>> begin

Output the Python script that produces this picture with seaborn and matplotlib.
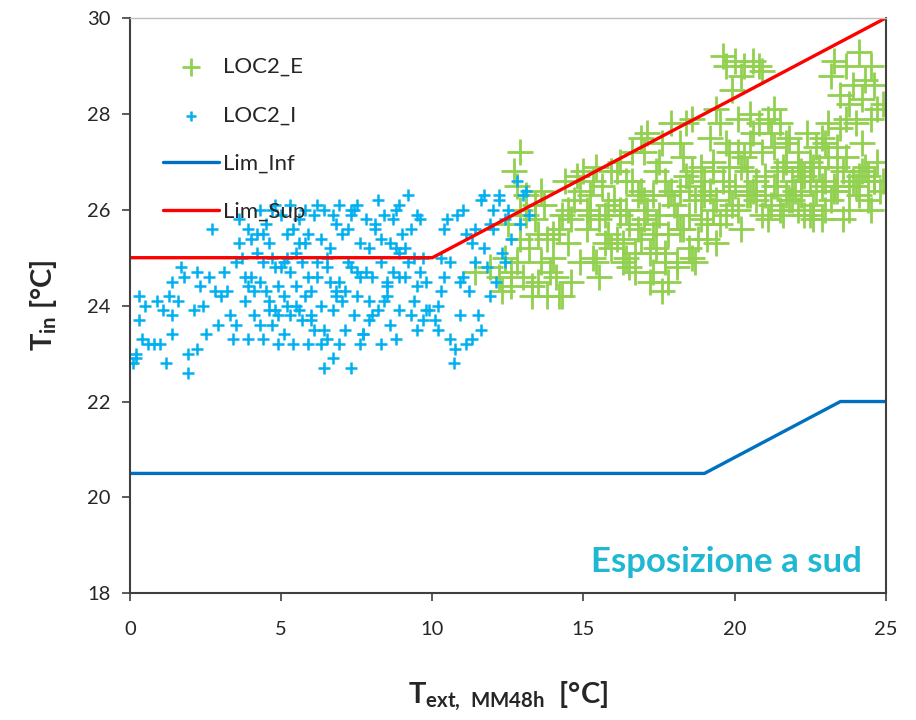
import matplotlib
matplotlib.use('Agg')
import matplotlib.pyplot as plt
import seaborn as sns

sns.set_style('ticks')
plt.rcParams['font.family'] = ['Lato', 'DejaVu Sans']
plt.rcParams['mathtext.fontset'] = 'custom'
plt.rcParams['mathtext.rm'] = 'Lato'
plt.rcParams['mathtext.bf'] = 'Lato:bold'

# LOC2_I (interno)
loc2i_x = [0.1, 0.2, 0.3, 0.3, 0.5, 0.6, 0.2, 0.8, 1.0, 0.9, 0.4,
           1.2, 1.3, 1.4, 1.4, 1.4, 1.8, 1.9, 1.9, 1.6, 1.7, 1.1,
           2.2, 2.2, 2.7, 2.4, 2.9, 2.6, 2.1, 2.8, 2.5, 2.3,
           3.1, 3.2, 3.4, 3.5, 3.6, 3.8, 3.9, 3.3, 3.7, 3.0, 3.5, 3.9, 3.8,
           4.1, 4.2, 4.3, 4.3, 4.4, 4.5, 4.6, 4.6, 4.7, 4.8, 4.8, 4.9, 4.0, 4.2, 4.5, 4.7, 4.9, 4.4,
           5.0, 5.1, 5.1, 5.2, 5.3, 5.3, 5.4, 5.5, 5.5, 5.6, 5.7, 5.7, 5.8, 5.9, 5.9, 5.2, 5.4, 5.6, 5.8, 5.0,
           6.0, 6.1, 6.1, 6.2, 6.3, 6.3, 6.4, 6.4, 6.5, 6.6, 6.6, 6.7, 6.8, 6.8, 6.9, 6.9, 6.2, 6.5, 6.7, 6.0,
           7.0, 7.1, 7.1, 7.3, 7.3, 7.3, 7.4, 7.5, 7.5, 7.6, 7.7, 7.8, 7.8, 7.9, 7.2, 7.6, 7.9, 7.4,
           8.0, 8.1, 8.2, 8.3, 8.3, 8.4, 8.5, 8.6, 8.6, 8.7, 8.8, 8.9, 8.9, 8.2, 8.5, 8.8,
           9.0, 9.1, 9.2, 9.3, 9.4, 9.5, 9.6, 9.7, 9.8, 9.9, 8.9, 9.4, 9.7, 9.5, 9.2,
           10.1, 10.2, 10.3, 10.4, 10.5, 10.6, 10.7, 10.8, 10.9, 10.2, 10.6, 10.75, 10.9, 10.4,
           11.0, 11.1, 11.2, 11.3, 11.5, 11.6, 11.3, 11.7, 11.8, 11.9, 11.4, 11.6, 11.9, 11.1,
           12.0, 12.1, 12.2, 12.3, 12.4, 12.5, 12.6, 12.8, 12.9, 12.2, 12.4, 13.0, 11.7, 13.1, 13.2,
           3.6, 4.1, 4.4, 4.8, 5.2, 5.5, 5.9, 6.2, 6.5, 6.9, 7.2, 7.6, 7.9, 8.3, 8.7, 9.1, 9.5,
           3.9, 4.3, 4.7, 4.9, 5.1, 5.6, 6.0, 6.4, 6.8, 7.3, 7.7, 8.1, 8.5, 8.9, 9.3, 9.8,
           4.0, 4.6, 5.3, 5.8, 6.3, 6.7, 7.0, 7.5, 8.0, 8.4, 8.8, 9.6, 10.3, 11.0, 11.4, 12.0]
loc2i_y = [22.8, 22.9, 24.2, 23.7, 24.0, 23.2, 23.0, 23.2, 23.2, 24.1, 23.3,
           22.8, 24.2, 24.5, 23.8, 23.4, 24.6, 23.0, 22.6, 24.1, 24.8, 23.9,
           24.7, 23.1, 25.6, 24.0, 23.6, 24.6, 23.9, 24.3, 23.4, 24.4,
           24.7, 24.3, 23.3, 24.9, 25.3, 24.6, 23.3, 23.8, 25.0, 24.2, 23.6, 25.6, 24.1,
           23.8, 25.1, 26.0, 24.5, 23.3, 25.7, 24.1, 25.3, 23.6, 24.8, 26.1, 23.2, 24.6, 25.5, 24.3, 25.0, 24.4, 24.9,
           25.9, 24.2, 23.4, 25.5, 26.1, 24.7, 23.2, 25.1, 24.4, 25.8, 23.7, 24.9, 26.0, 23.2, 24.6, 24.0, 25.6, 23.9, 25.3, 24.8,
           24.3, 25.9, 23.5, 24.9, 23.2, 25.4, 22.7, 26.0, 23.3, 25.2, 24.5, 23.9, 25.7, 24.2, 26.1, 23.2, 24.6, 25.0, 22.9, 23.8,
           25.5, 24.3, 23.5, 22.7, 25.9, 24.8, 23.8, 26.1, 24.2, 25.3, 23.4, 24.7, 25.8, 24.1, 24.9, 23.2, 25.2, 26.0,
           24.6, 25.6, 23.9, 24.9, 23.2, 25.9, 24.2, 25.3, 23.6, 24.7, 26.0, 23.9, 25.1, 26.2, 24.4, 23.3,
           25.5, 24.6, 26.3, 23.8, 25.0, 24.4, 25.8, 23.7, 24.5, 23.9, 26.1, 24.1, 25.0, 23.5, 24.9,
           23.7, 24.0, 25.0, 24.6, 25.8, 23.3, 22.8, 25.9, 24.5, 23.5, 24.9, 23.1, 23.8, 25.6,
           26.0, 23.2, 24.3, 23.3, 23.8, 23.5, 25.3, 25.2, 24.8, 25.7, 24.9, 26.2, 24.2, 25.5,
           25.6, 24.5, 26.2, 25.1, 24.9, 26.0, 25.4, 26.6, 25.7, 26.3, 25.8, 26.3, 26.3, 26.4, 25.9,
           25.8, 24.3, 25.5, 23.9, 25.0, 24.0, 25.5, 26.1, 24.8, 24.5, 25.6, 24.6, 23.7, 25.4, 25.8, 25.2, 25.9,
           24.4, 23.6, 26.0, 23.8, 24.9, 25.3, 23.7, 23.5, 24.3, 26.0, 23.4, 25.7, 24.5, 24.6, 25.6, 23.9,
           25.4, 23.9, 23.8, 24.2, 24.0, 25.9, 24.1, 24.7, 23.8, 24.1, 25.2, 24.7, 24.3, 24.6, 25.6, 26.0]

# LOC2_E (esterno)
loc2e_x = [11.4, 11.9, 12.2, 12.4, 12.6, 12.8, 12.9, 12.9, 12.7, 12.9, 12.5, 12.8, 12.3, 12.6,
           13.0, 13.1, 13.2, 13.3, 13.4, 13.5, 13.6, 13.7, 13.8, 13.9, 13.3, 13.5, 13.8, 13.1, 13.6,
           14.0, 14.1, 14.2, 14.3, 14.4, 14.5, 14.6, 14.7, 14.8, 14.9, 14.2, 14.5, 14.3, 14.9,
           15.0, 15.1, 15.2, 15.3, 15.4, 15.5, 15.6, 15.7, 15.8, 15.9, 15.1, 15.4, 15.7, 15.3, 15.9, 15.5,
           16.0, 16.1, 16.2, 16.3, 16.4, 16.5, 16.6, 16.7, 16.8, 16.9, 16.2, 16.5, 16.8, 16.1, 16.4, 16.7, 16.9, 16.3,
           17.0, 17.1, 17.2, 17.3, 17.4, 17.5, 17.6, 17.7, 17.8, 17.9, 17.1, 17.3, 17.5, 17.7, 17.9, 17.2, 17.6, 17.4, 17.8, 17.0,
           18.0, 18.1, 18.2, 18.3, 18.4, 18.5, 18.6, 18.7, 18.8, 18.9, 18.1, 18.3, 18.5, 18.7, 18.9, 18.2, 18.6, 18.4,
           19.0, 19.1, 19.2, 19.3, 19.4, 19.5, 19.6, 19.7, 19.8, 19.9, 19.1, 19.3, 19.5, 19.7, 19.9, 19.2, 19.6, 19.4, 19.8,
           20.0, 20.1, 20.2, 20.3, 20.4, 20.5, 20.6, 20.7, 20.8, 20.9, 20.1, 20.3, 20.5, 20.7, 20.9, 20.2, 20.6, 20.4, 20.8, 20.0,
           21.0, 21.1, 21.2, 21.3, 21.4, 21.5, 21.6, 21.7, 21.8, 21.9, 21.1, 21.3, 21.5, 21.7, 21.9, 21.2, 21.6,
           22.0, 22.1, 22.2, 22.3, 22.4, 22.5, 22.6, 22.7, 22.8, 22.9, 22.1, 22.3, 22.5, 22.7, 22.9, 22.2, 22.6,
           23.0, 23.1, 23.2, 23.3, 23.4, 23.5, 23.6, 23.7, 23.8, 23.9, 23.1, 23.3, 23.5, 23.7, 23.9, 23.2, 23.6, 23.4, 23.8, 23.0,
           24.0, 24.1, 24.2, 24.3, 24.4, 24.5, 24.6, 24.7, 24.8, 24.9, 24.1, 24.3, 24.5, 24.7, 24.2, 24.4, 24.0, 24.6,
           16.2, 16.6, 17.0, 17.4, 17.8, 18.2, 18.6, 19.0, 19.4, 19.8, 20.2, 20.6, 21.0, 21.4, 21.8, 22.2, 22.6, 23.0, 23.4, 23.8, 24.2, 24.6,
           16.4, 16.9, 17.3, 17.7, 18.1, 18.5, 18.9, 19.3, 19.7, 20.1, 20.5, 20.9, 21.3, 21.7, 22.1, 22.5, 22.9, 23.3, 23.7, 24.1, 24.5, 24.9,
           13.4, 14.0, 14.6, 15.2, 15.8]
loc2e_y = [24.7, 24.8, 24.6, 25.0, 24.4, 24.9, 25.4, 26.0, 26.8, 27.2, 25.7, 26.5, 24.3, 24.7,
           24.6, 26.3, 25.2, 24.2, 25.8, 24.5, 24.9, 26.1, 25.4, 24.7, 24.4, 25.5, 24.2, 25.9, 26.4,
           25.0, 24.6, 24.2, 25.9, 26.6, 25.3, 24.5, 26.2, 26.7, 24.9, 25.6, 26.0, 24.2, 26.4,
           26.8, 25.6, 26.3, 25.0, 26.9, 25.8, 26.5, 25.3, 26.1, 26.8, 26.0, 24.9, 25.9, 26.6, 25.2, 24.6,
           26.2, 25.4, 27.0, 24.9, 26.6, 25.7, 27.2, 25.1, 26.3, 27.5, 25.9, 24.8, 25.6, 26.8, 26.0, 24.7, 26.4, 25.3,
           25.8, 27.6, 24.5, 26.3, 25.2, 27.0, 24.3, 26.6, 25.5, 27.8, 26.0, 24.7, 25.9, 24.9, 26.4, 25.1, 27.4, 26.8, 24.5, 27.2,
           26.1, 24.8, 27.4, 25.6, 26.7, 25.2, 27.9, 26.2, 25.4, 26.9, 25.9, 27.1, 26.5, 24.9, 25.8, 26.4, 25.0, 27.8,
           26.3, 25.4, 27.5, 26.0, 28.1, 25.7, 26.6, 29.0, 27.2, 26.1, 25.7, 26.8, 27.8, 25.9, 28.5, 26.4, 29.2, 25.3, 26.9,
           26.5, 27.9, 25.6, 29.0, 26.8, 27.4, 29.1, 26.2, 27.8, 28.9, 26.0, 27.1, 28.0, 26.6, 25.9, 28.8, 27.6, 26.3, 29.0, 29.1,
           26.7, 27.9, 26.1, 27.3, 26.5, 27.8, 26.9, 26.3, 27.5, 26.6, 25.8, 28.1, 26.0, 27.0, 26.2, 27.6, 25.9,
           26.4, 27.2, 26.8, 25.9, 27.6, 26.6, 26.1, 27.3, 26.9, 25.8, 26.0, 26.7, 27.0, 26.4, 27.5, 26.3, 25.8,
           26.6, 27.8, 26.2, 29.1, 27.3, 28.4, 26.8, 29.0, 26.0, 28.6, 27.1, 26.4, 27.7, 27.9, 26.6, 28.8, 25.8, 26.9, 28.2, 27.4,
           26.5, 29.3, 27.4, 28.7, 26.7, 27.9, 26.6, 28.1, 26.4, 28.2, 26.3, 26.9, 29.0, 27.0, 28.3, 26.2, 27.8, 28.6,
           26.0, 26.6, 26.2, 25.7, 26.3, 25.6, 26.8, 26.6, 26.2, 26.4, 26.9, 26.4, 26.3, 26.8, 26.2, 26.6, 26.9, 26.0, 26.4, 26.5, 26.8, 26.6,
           25.0, 25.4, 25.5, 25.1, 24.9, 25.9, 26.3, 27.0, 27.4, 27.2, 26.3, 27.2, 26.5, 27.4, 26.9, 25.9, 26.5, 26.5, 27.1, 26.7, 26.0, 26.6,
           26.1, 25.5, 25.8, 25.9, 25.5]

# limiti
lim_inf_x = [0, 19, 23.5, 25]
lim_inf_y = [20.5, 20.5, 22, 22]
lim_sup_x = [0, 10, 25]
lim_sup_y = [25, 25, 30]

fig = plt.figure(figsize=(9.16, 7.2), dpi=100)
ax = fig.add_axes([0.142, 0.176, 0.825, 0.799])

sns.scatterplot(x=loc2e_x, y=loc2e_y, marker='+', s=330, color='#92D050',
                linewidth=2.0, label='LOC2_E', ax=ax)
sns.scatterplot(x=loc2i_x, y=loc2i_y, marker='+', s=70, color='#00B0F0',
                linewidth=1.8, label='LOC2_I', ax=ax)
sns.lineplot(x=lim_inf_x, y=lim_inf_y, color='#0070C0', lw=2.4, label='Lim_Inf', ax=ax)
sns.lineplot(x=lim_sup_x, y=lim_sup_y, color='#FF0000', lw=2.4, label='Lim_Sup', ax=ax)

ax.set_xlim(0, 25)
ax.set_ylim(18, 30)
ax.set_xticks([0, 5, 10, 15, 20, 25])
ax.set_yticks([18, 20, 22, 24, 26, 28, 30])
ax.tick_params(direction='out', length=6, width=1.2, color='#404040',
               labelsize=14.5, labelcolor='#262626')
ax.tick_params(axis='x', pad=14)
ax.tick_params(axis='y', pad=8)

for s in ['left', 'bottom', 'right']:
    ax.spines[s].set_color('#404040')
    ax.spines[s].set_linewidth(1.5)
ax.spines['top'].set_color('#BFBFBF')
ax.spines['top'].set_linewidth(1)

ax.set_xlabel(r'$\mathbf{T_{ext,\ MM48h}}$  [°C]', fontsize=21, fontweight='bold', labelpad=30)
ax.set_ylabel(r'$\mathbf{T_{in}}$ [°C]', fontsize=21, fontweight='bold', labelpad=20)

leg = ax.legend(loc='upper left', bbox_to_anchor=(0.044, 0.932), frameon=False,
                borderaxespad=0, borderpad=0, handlelength=2.5, handletextpad=0.2,
                labelspacing=1.27, fontsize=16)
leg.legend_handles[0].set_sizes([150])
leg.legend_handles[1].set_sizes([45])

ax.text(0.968, 0.037, 'Esposizione a sud', transform=ax.transAxes, ha='right',
        va='baseline', fontsize=25, fontweight='bold', color='#1FB7D1')

fig.savefig('out.png', dpi=100)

>> end

| Exercise objective |
Repeat the listing above up to and including the line with "plt.rcParams['mathtext.bf'] = 'Lato:bold'", starting from its first line. Drop any pictures.

| Response to this task |
Output the Python script that produces this picture with seaborn and matplotlib.
import matplotlib
matplotlib.use('Agg')
import matplotlib.pyplot as plt
import seaborn as sns

sns.set_style('ticks')
plt.rcParams['font.family'] = ['Lato', 'DejaVu Sans']
plt.rcParams['mathtext.fontset'] = 'custom'
plt.rcParams['mathtext.rm'] = 'Lato'
plt.rcParams['mathtext.bf'] = 'Lato:bold'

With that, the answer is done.